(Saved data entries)
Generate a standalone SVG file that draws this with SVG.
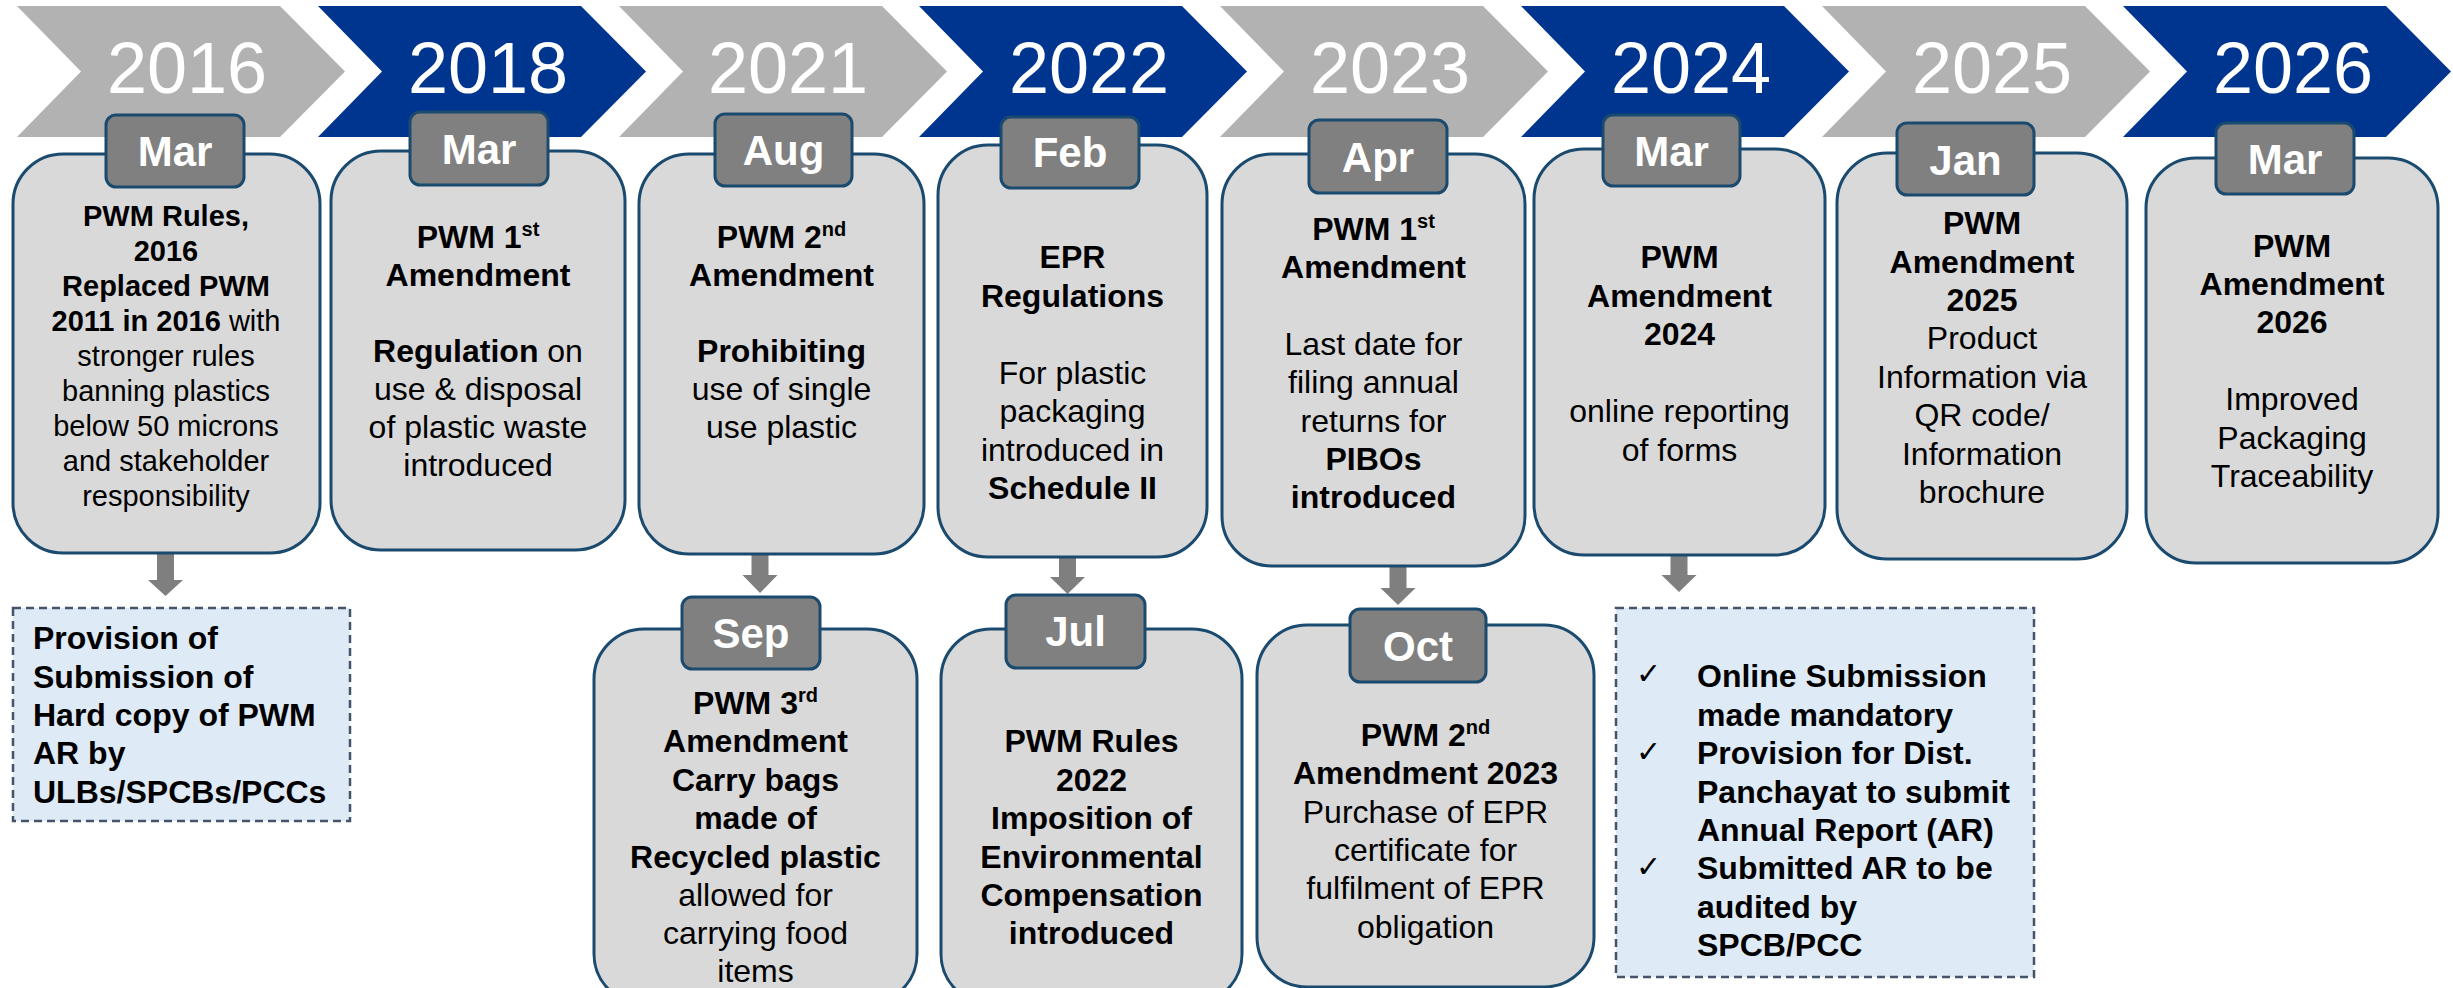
<svg xmlns="http://www.w3.org/2000/svg" width="2453" height="988" viewBox="0 0 2453 988">
<defs>
<style>
text{font-family:"Liberation Sans",Arial,Helvetica,sans-serif;}
.cg{fill:#B2B2B2;}
.cb{fill:#00358F;}
.yr{fill:#FFFFFF;font-size:72px;text-anchor:middle;}
.box{fill:#D9D9D9;stroke:#1B4A6F;stroke-width:3;}
.lbl{fill:#808080;stroke:#1B4A6F;stroke-width:3;}
.mt{fill:#FFFFFF;font-size:42px;font-weight:bold;text-anchor:middle;}
.t{fill:#000000;font-size:32px;text-anchor:middle;}
.t29{fill:#000000;font-size:29px;text-anchor:middle;}
.b{font-weight:bold;}
.dash{fill:#DEEAF6;stroke:#44546A;stroke-width:2.5;stroke-dasharray:8 5;}
.tl{fill:#000000;font-size:32px;font-weight:bold;}
.ck{fill:#000000;font-size:30px;font-family:"DejaVu Sans",sans-serif;}
.arr{fill:#7F7F7F;}
</style>
</defs>

<g id="timeline">
<polygon class="cg" points="17,6 280,6 345,71.5 280,137 17,137 81,71.5"/>
<text class="yr" x="187" y="93">2016</text>
<polygon class="cb" points="318,6 581,6 646,71.5 581,137 318,137 382,71.5"/>
<text class="yr" x="488" y="93">2018</text>
<polygon class="cg" points="619,6 882,6 947,71.5 882,137 619,137 683,71.5"/>
<text class="yr" x="788" y="93">2021</text>
<polygon class="cb" points="919,6 1182,6 1247,71.5 1182,137 919,137 983,71.5"/>
<text class="yr" x="1089" y="93">2022</text>
<polygon class="cg" points="1220,6 1483,6 1548,71.5 1483,137 1220,137 1284,71.5"/>
<text class="yr" x="1390" y="93">2023</text>
<polygon class="cb" points="1521,6 1784,6 1849,71.5 1784,137 1521,137 1585,71.5"/>
<text class="yr" x="1691" y="93">2024</text>
<polygon class="cg" points="1822,6 2085,6 2150,71.5 2085,137 1822,137 1886,71.5"/>
<text class="yr" x="1992" y="93">2025</text>
<polygon class="cb" points="2123,6 2386,6 2451,71.5 2386,137 2123,137 2187,71.5"/>
<text class="yr" x="2293" y="93">2026</text>
</g>

<g id="connectors">
<polygon class="arr" points="157,553 174,553 174,580 183,580 165.5,596 148,580 157,580"/>
<polygon class="arr" points="751.5,555 768.5,555 768.5,575 777.5,575 760,593 742.5,575 751.5,575"/>
<polygon class="arr" points="1059,558 1076,558 1076,577 1085,577 1067.5,594 1050,577 1059,577"/>
<polygon class="arr" points="1389.5,567 1406.5,567 1406.5,588 1415.5,588 1398,605 1380.5,588 1389.5,588"/>
<polygon class="arr" points="1670.5,555 1687.5,555 1687.5,575 1696.5,575 1679,592 1661.5,575 1670.5,575"/>
</g>

<g id="n2016">
<rect class="box" x="13" y="154" width="307" height="399" rx="50"/>
<rect class="lbl" x="106" y="115" width="138" height="72" rx="10"/>
<text class="mt" x="175" y="166">Mar</text>
<text class="t29" x="166" y="226"><tspan class="b">PWM Rules,</tspan></text>
<text class="t29" x="166" y="261"><tspan class="b">2016</tspan></text>
<text class="t29" x="166" y="296"><tspan class="b">Replaced PWM</tspan></text>
<text class="t29" x="166" y="331"><tspan class="b">2011 in 2016</tspan> with</text>
<text class="t29" x="166" y="366">stronger rules</text>
<text class="t29" x="166" y="401">banning plastics</text>
<text class="t29" x="166" y="436">below 50 microns</text>
<text class="t29" x="166" y="471">and stakeholder</text>
<text class="t29" x="166" y="506">responsibility</text>
</g>

<g id="n2016b">
<rect class="dash" x="13" y="608" width="337" height="213"/>
<text class="tl" x="33" y="649">Provision of</text>
<text class="tl" x="33" y="688">Submission of</text>
<text class="tl" x="33" y="726">Hard copy of PWM</text>
<text class="tl" x="33" y="764">AR by</text>
<text class="tl" x="33" y="803">ULBs/SPCBs/PCCs</text>
</g>

<g id="n2018">
<rect class="box" x="331" y="151" width="294" height="399" rx="50"/>
<rect class="lbl" x="410" y="112" width="138" height="73" rx="10"/>
<text class="mt" x="479" y="164">Mar</text>
<text class="t b" x="478" y="248">PWM 1<tspan font-size="20" dy="-12">st</tspan></text>
<text class="t b" x="478" y="286">Amendment</text>
<text class="t" x="478" y="362"><tspan class="b">Regulation</tspan> on</text>
<text class="t" x="478" y="400">use &amp; disposal</text>
<text class="t" x="478" y="438">of plastic waste</text>
<text class="t" x="478" y="476">introduced</text>
</g>

<g id="n2021">
<rect class="box" x="639" y="154" width="285" height="400" rx="50"/>
<rect class="lbl" x="715" y="114" width="137" height="72" rx="10"/>
<text class="mt" x="783.5" y="165">Aug</text>
<text class="t b" x="781.5" y="248">PWM 2<tspan font-size="20" dy="-12">nd</tspan></text>
<text class="t b" x="781.5" y="286">Amendment</text>
<text class="t b" x="781.5" y="362">Prohibiting</text>
<text class="t" x="781.5" y="400">use of single</text>
<text class="t" x="781.5" y="438">use plastic</text>
</g>

<g id="n2021b">
<rect class="box" x="594" y="629" width="323" height="375" rx="50"/>
<rect class="lbl" x="682" y="597" width="138" height="72" rx="10"/>
<text class="mt" x="751" y="648">Sep</text>
<text class="t b" x="755.5" y="714">PWM 3<tspan font-size="20" dy="-12">rd</tspan></text>
<text class="t b" x="755.5" y="752">Amendment</text>
<text class="t b" x="755.5" y="791">Carry bags</text>
<text class="t b" x="755.5" y="829">made of</text>
<text class="t b" x="755.5" y="868">Recycled plastic</text>
<text class="t" x="755.5" y="906">allowed for</text>
<text class="t" x="755.5" y="944">carrying food</text>
<text class="t" x="755.5" y="982">items</text>
</g>

<g id="n2022">
<rect class="box" x="938" y="145" width="269" height="412" rx="50"/>
<rect class="lbl" x="1001" y="117" width="138" height="71" rx="10"/>
<text class="mt" x="1070" y="167">Feb</text>
<text class="t b" x="1072.5" y="268">EPR</text>
<text class="t b" x="1072.5" y="307">Regulations</text>
<text class="t" x="1072.5" y="384">For plastic</text>
<text class="t" x="1072.5" y="422">packaging</text>
<text class="t" x="1072.5" y="461">introduced in</text>
<text class="t b" x="1072.5" y="499">Schedule II</text>
</g>

<g id="n2022b">
<rect class="box" x="941" y="629" width="301" height="375" rx="50"/>
<rect class="lbl" x="1006" y="595" width="139" height="73" rx="10"/>
<text class="mt" x="1075.5" y="646">Jul</text>
<text class="t b" x="1091.5" y="752">PWM Rules</text>
<text class="t b" x="1091.5" y="791">2022</text>
<text class="t b" x="1091.5" y="829">Imposition of</text>
<text class="t b" x="1091.5" y="868">Environmental</text>
<text class="t b" x="1091.5" y="906">Compensation</text>
<text class="t b" x="1091.5" y="944">introduced</text>
</g>

<g id="n2023">
<rect class="box" x="1222" y="154" width="303" height="412" rx="50"/>
<rect class="lbl" x="1309" y="120" width="138" height="73" rx="10"/>
<text class="mt" x="1378" y="172">Apr</text>
<text class="t b" x="1373.5" y="240">PWM 1<tspan font-size="20" dy="-12">st</tspan></text>
<text class="t b" x="1373.5" y="278">Amendment</text>
<text class="t" x="1373.5" y="355">Last date for</text>
<text class="t" x="1373.5" y="393">filing annual</text>
<text class="t" x="1373.5" y="432">returns for</text>
<text class="t b" x="1373.5" y="470">PIBOs</text>
<text class="t b" x="1373.5" y="508">introduced</text>
</g>

<g id="n2023b">
<rect class="box" x="1257" y="625" width="337" height="362" rx="50"/>
<rect class="lbl" x="1350" y="609" width="136" height="73" rx="10"/>
<text class="mt" x="1418" y="661">Oct</text>
<text class="t b" x="1425.5" y="746">PWM 2<tspan font-size="20" dy="-12">nd</tspan></text>
<text class="t b" x="1425.5" y="784">Amendment 2023</text>
<text class="t" x="1425.5" y="823">Purchase of EPR</text>
<text class="t" x="1425.5" y="861">certificate for</text>
<text class="t" x="1425.5" y="899">fulfilment of EPR</text>
<text class="t" x="1425.5" y="938">obligation</text>
</g>

<g id="n2024">
<rect class="box" x="1534" y="149" width="291" height="406" rx="50"/>
<rect class="lbl" x="1603" y="115" width="137" height="71" rx="10"/>
<text class="mt" x="1671.5" y="166">Mar</text>
<text class="t b" x="1679.5" y="268">PWM</text>
<text class="t b" x="1679.5" y="307">Amendment</text>
<text class="t b" x="1679.5" y="345">2024</text>
<text class="t" x="1679.5" y="422">online reporting</text>
<text class="t" x="1679.5" y="461">of forms</text>
</g>

<g id="n2024b">
<rect class="dash" x="1616" y="608" width="418" height="369"/>
<text class="ck" x="1636" y="684">✓</text>
<text class="ck" x="1636" y="762">✓</text>
<text class="ck" x="1636" y="877">✓</text>
<text class="tl" x="1697" y="687">Online Submission</text>
<text class="tl" x="1697" y="726">made mandatory</text>
<text class="tl" x="1697" y="764">Provision for Dist.</text>
<text class="tl" x="1697" y="803">Panchayat to submit</text>
<text class="tl" x="1697" y="841">Annual Report (AR)</text>
<text class="tl" x="1697" y="879">Submitted AR to be</text>
<text class="tl" x="1697" y="918">audited by</text>
<text class="tl" x="1697" y="956">SPCB/PCC</text>
</g>

<g id="n2025">
<rect class="box" x="1837" y="153" width="290" height="406" rx="50"/>
<rect class="lbl" x="1897" y="123" width="137" height="72" rx="10"/>
<text class="mt" x="1965.5" y="175">Jan</text>
<text class="t b" x="1982" y="234">PWM</text>
<text class="t b" x="1982" y="273">Amendment</text>
<text class="t b" x="1982" y="311">2025</text>
<text class="t" x="1982" y="349">Product</text>
<text class="t" x="1982" y="388">Information via</text>
<text class="t" x="1982" y="426">QR code/</text>
<text class="t" x="1982" y="465">Information</text>
<text class="t" x="1982" y="503">brochure</text>
</g>

<g id="n2026">
<rect class="box" x="2146" y="158" width="292" height="405" rx="50"/>
<rect class="lbl" x="2216" y="123" width="138" height="71" rx="10"/>
<text class="mt" x="2285" y="174">Mar</text>
<text class="t b" x="2292" y="257">PWM</text>
<text class="t b" x="2292" y="295">Amendment</text>
<text class="t b" x="2292" y="333">2026</text>
<text class="t" x="2292" y="410">Improved</text>
<text class="t" x="2292" y="449">Packaging</text>
<text class="t" x="2292" y="487">Traceability</text>
</g>
</svg>
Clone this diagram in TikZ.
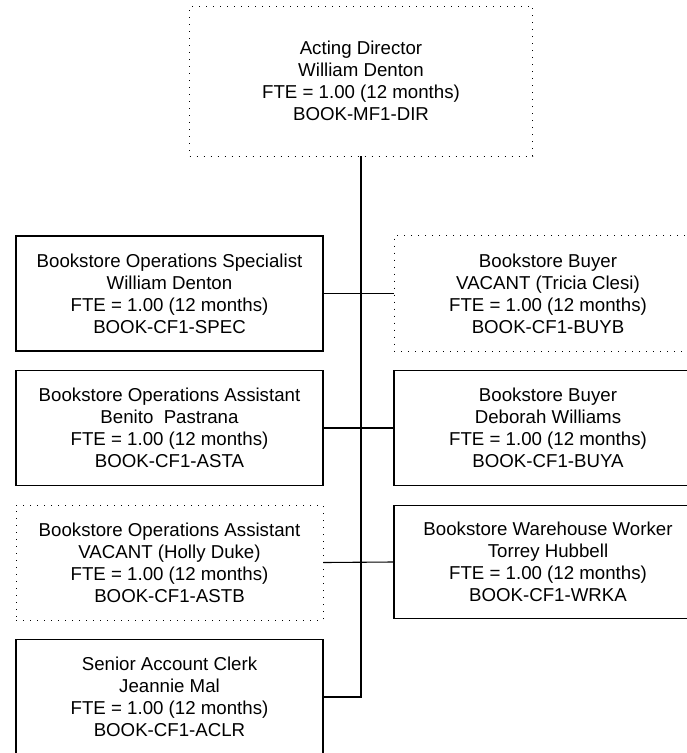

:: EXERCISE BRIEF ::
How many lines in the records above contain the word "this"? Reply with the number and nothing more.

:: THE COMPLETED TASK ::
2